Kisah Klakson Motor Gus Kelik Krapyak dan Doa Rongpuluh Ewu
“Har, ayo melu aku neng mBantul”. (Har, ayo ikut saya ke Bantul)
Itulah ajakan ala Gus Kelik yang selalu terngiang. Beliau bermotor ria, blusukan komplek H, sambil berklakson tak henti-hentinya. Sudah lama sih, sekitar 16 tahun yang lalu. Tidak sering sih, masih bisa dihitung dengan jemari, tapi itu bagi aku sangat berarti.
“Nggih Gus”, jawabku semangat bingits sambil bergegas ke kamar ngambil helm bathok, helm mirip pekerja proyek yang ngga ada cliknya. Di Jogja, dulu helm bathok belum expired. Masih diparengaken.
Oh ya….komunitas komplek H selain banyak yang bermarga Gus, atau minimal nge-Gus juga terkenal dengan komplek “wali”. Karena para Sunan berkumpul di sana. Ada Sunan Bonang, Sunan Gunung Jati, Sunan Kalijaga juga pertapaanku Sunan Kudus. Hanya ada satu Sultan di sana, yaitu Sultan Agung. Jadi biasa disebut Komplek Sunan’s.
Jangan heran, kalo penghuninya banyak yang macak jadi wali. Ada “Wali Kaskurli’, Kasta Ngukur Gili, yang kemana-mana jalan kaki. Wiridnya Jaulah. Walo (Jau)h tetap mau o(lah) raga, bahkan pulangnya masih sempat olah-olah. Ajian andalannya Maulana. Mau-mau ajalah nebeng ya. Karena ngga punya (juga parahnya ngga bisa naik) motor. Kobutri jalur 16 atawa DAMRI jalur 15 adalah ajian pamungkasnya.
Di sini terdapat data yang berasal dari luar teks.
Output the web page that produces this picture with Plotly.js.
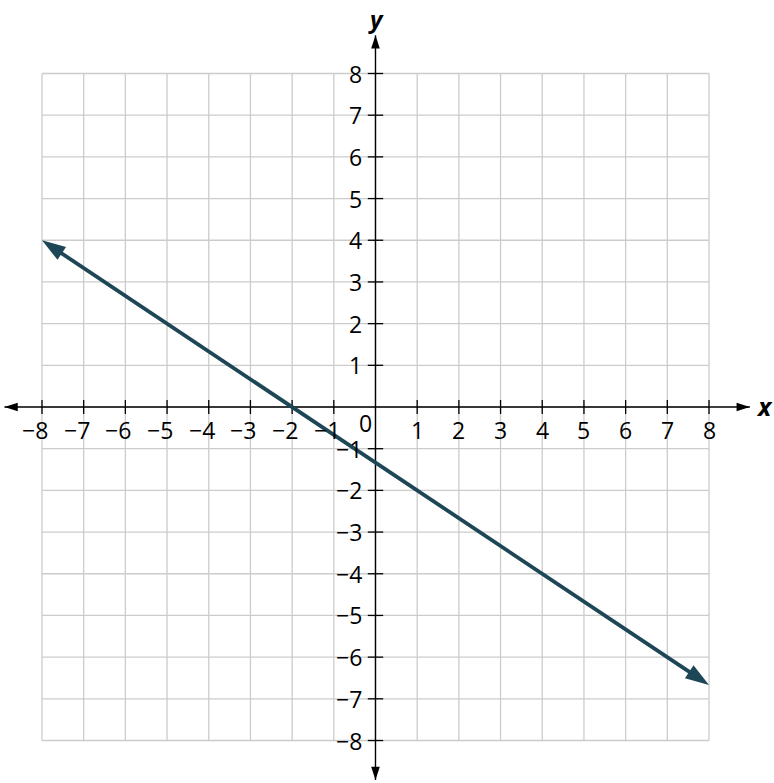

Juga ada yang memproklamirkan diri sebagai “Wali Bormajali”. Boro-boro mau jalan kaki. Dijamin ora tau ngambah lemah. The flying man. Penuh fasilitas keberkahan bisa (minimal sepeda onthel), motor atau bahkan mobil. Pergi kuliah, jalan-jalan, malam mingguan atau bahkan sekedar untuk dinner di warung Mbok Yem. Yang jelas aku bukan tipe “wali” ini.
Aku pasti dibelakang, Gus Kelik di depan. Pakai motor.. kalo nda salah jenis Supra.
Helm standar tak pernah ketinggalan. Kecepatan maksimal 40 km/jam. Santai bin enjoy tentu. Sepanjang jalan semua disapa. Kalkson motor tak pernah henti. Theet thetttt theettt…. thetttt theettt theettt ….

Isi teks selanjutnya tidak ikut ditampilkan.